Bush proposes DHS budget increase
The White House’s $34.6 billion budget request for the Department of Homeland Security includes boosts for some multibillion-dollar programs supported by Lockheed Martin Corp. and other top defense contractors, The Associated Press reports.
The request provides an increase of $788.1 million for the Coast Guard’s fleet modernization program, including funding to complete the acquisition of four massive cutters. Integrated Coast Guard Systems, a joint venture of Lockheed Martin and Northrop Grumman Corp., leads the so-called Deepwater modernization program, which last week was the subject a House hearing looking into its cost overruns and design deficiencies.
The President’s budget request includes $1 billion that would pay for fencing, vehicle barriers and technology used in border control, a program whose management has also been criticized by the Inspector General’s office. Chicago-based Boeing Co. last year won a three-year, $67 million contract to install a high-tech virtual fence along the Mexican border in Arizona, the first step in a multibillion-dollar plan to reduce illegal entry along the 6,000 miles of the Canadian and Mexican borders.
The Bush administration’s budget proposal also provides $462 million to continue upgrading the screening of all visitors entering and leaving the country. That total includes $228 million to aid the transition from a two-fingerprint to a 10-print system, and enable communication between the systems used by Homeland security officials and the Federal Bureau of Investigation. Bermuda-based Accenture Ltd., a management and technology consulting company, is the lead contractor on the US-VISIT program, which currently collects two prints. Lockheed Martin built the FBI system.

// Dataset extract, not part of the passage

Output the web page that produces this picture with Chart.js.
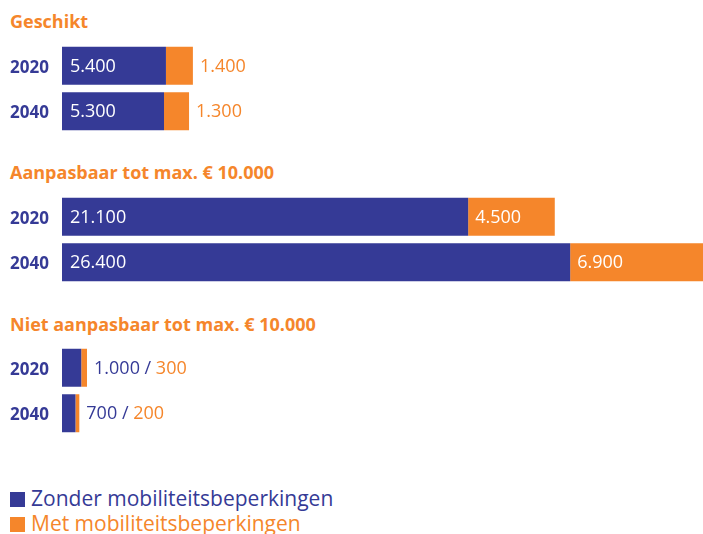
<!DOCTYPE html>
<html lang="nl">
<head>
    <meta charset="UTF-8">
    <title>Woningen naar geschiktheid</title>
    <style>
        body { margin: 0; background: #fff; font-family: "Open Sans", sans-serif; }
        .wrap { position: relative; width: 703px; height: 534px; overflow: hidden; }
        .title { position: absolute; left: 10px; color: #f5862b; font-weight: bold; font-size: 18px; line-height: 20px; white-space: nowrap; }
        .box { position: absolute; left: 0; width: 703px; }
        .legend { position: absolute; left: 10px; top: 486px; font-size: 21px; line-height: 25px; }
        .legend div { white-space: nowrap; }
        .legend span { display: inline-block; width: 15px; height: 15px; margin-right: 6px; vertical-align: -1px; }
    </style>
</head>
<body>
<div class="wrap" id="wrap"></div>
<script src="https://cdn.jsdelivr.net/npm/chart.js@4.4.0/dist/chart.umd.min.js"></script>
<script>
    // data
    var groups = ['Geschikt', 'Aanpasbaar tot max. € 10.000', 'Niet aanpasbaar tot max. € 10.000'];
    var years = ['2020', '2040'];
    var seriesNames = ['Zonder mobiliteitsbeperkingen', 'Met mobiliteitsbeperkingen'];
    var zonder = [[5400, 5300], [21100, 26400], [1000, 700]];
    var met = [[1400, 1300], [4500, 6900], [300, 200]];

    var blue = '#353a96';
    var orange = '#f5862b';
    var labelMode = ['outside', 'inside', 'combined'];
    var titleTop = [11, 162, 314];
    var boxTop = [43, 194, 345];

    function fmt(v) {
        return String(v).replace(/\B(?=(\d{3})+(?!\d))/g, '.');
    }

    var maxTotal = 0;
    for (var g = 0; g < groups.length; g++) {
        for (var i = 0; i < years.length; i++) {
            maxTotal = Math.max(maxTotal, zonder[g][i] + met[g][i]);
        }
    }

    var labelPlugin = {
        id: 'barLabels',
        afterDatasetsDraw: function (chart) {
            var ctx = chart.ctx;
            var mode = chart.options.plugins.barLabels.mode;
            var m0 = chart.getDatasetMeta(0);
            var m1 = chart.getDatasetMeta(1);
            ctx.save();
            ctx.font = '18px "Open Sans", sans-serif';
            ctx.textBaseline = 'middle';
            ctx.textAlign = 'left';
            for (var i = 0; i < m0.data.length; i++) {
                var b0 = m0.data[i], b1 = m1.data[i];
                var v0 = chart.data.datasets[0].data[i];
                var v1 = chart.data.datasets[1].data[i];
                var y = b0.y + 1;
                if (mode === 'combined') {
                    var t = fmt(v0) + ' / ';
                    ctx.fillStyle = blue;
                    ctx.fillText(t, b1.x + 7, y);
                    ctx.fillStyle = orange;
                    ctx.fillText(fmt(v1), b1.x + 7 + ctx.measureText(t).width, y);
                    continue;
                }
                ctx.fillStyle = '#fff';
                ctx.fillText(fmt(v0), b0.base + 8, y);
                if (mode === 'inside') {
                    ctx.fillText(fmt(v1), b1.base + 7, y);
                } else {
                    ctx.fillStyle = orange;
                    ctx.fillText(fmt(v1), b1.x + 7, y);
                }
            }
            ctx.restore();
        }
    };

    var wrap = document.getElementById('wrap');

    groups.forEach(function (name, g) {
        var title = document.createElement('div');
        title.className = 'title';
        title.style.top = titleTop[g] + 'px';
        title.textContent = name;
        wrap.appendChild(title);

        var box = document.createElement('div');
        box.className = 'box';
        box.style.top = boxTop[g] + 'px';
        box.style.height = '91px';
        var canvas = document.createElement('canvas');
        box.appendChild(canvas);
        wrap.appendChild(box);

        new Chart(canvas, {
            type: 'bar',
            data: {
                labels: years,
                datasets: [
                    { label: seriesNames[0], data: zonder[g], backgroundColor: blue },
                    { label: seriesNames[1], data: met[g], backgroundColor: orange }
                ]
            },
            options: {
                indexAxis: 'y',
                responsive: true,
                maintainAspectRatio: false,
                animation: false,
                layout: { autoPadding: false, padding: { left: 10, right: 0, top: 0, bottom: 0 } },
                datasets: { bar: { categoryPercentage: 1, barPercentage: 0.835 } },
                scales: {
                    x: { stacked: true, display: false, min: 0, max: maxTotal },
                    y: {
                        stacked: true,
                        grid: { display: false },
                        border: { display: false },
                        afterFit: function (scale) {
                            scale.width = 52;
                            scale.paddingTop = 0;
                            scale.paddingBottom = 0;
                        },
                        ticks: {
                            crossAlign: 'far',
                            labelOffset: 2,
                            color: blue,
                            font: { family: 'Open Sans', size: 17, weight: 'bold' }
                        }
                    }
                },
                plugins: {
                    legend: { display: false },
                    tooltip: { enabled: false },
                    barLabels: { mode: labelMode[g] }
                }
            },
            plugins: [labelPlugin]
        });
    });

    // legend
    var legend = document.createElement('div');
    legend.className = 'legend';
    seriesNames.forEach(function (s, k) {
        var row = document.createElement('div');
        var col = k === 0 ? blue : orange;
        row.style.color = col;
        row.innerHTML = '<span style="background:' + col + '"></span>' + s;
        legend.appendChild(row);
    });
    wrap.appendChild(legend);
</script>
</body>
</html>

Elsewhere, the DHS budget request includes $562 million for the agency’s nuclear detection office — a 17 percent increase over the current year — and $178 million to deploy port radiation monitors capable of screening 98 percent of cargo by the end of the year.
Josephine Millward, an analyst with Stanford Group Co., tells The AP that the boost is a positive for the firms competing for more than $2.5 billion in funding awarded last year under two separate nuclear detection programs. The companies are: L-3 Communications Holdings Inc., American Science & Engineering Inc., a Billerica, Mass.-based maker of X-ray inspection machines, Science Applications International Corp. of San Diego, Thermo Electron Corp., now part of Thermo Fisher Scientific Inc., Raytheon Co. and Canberra Industries Inc.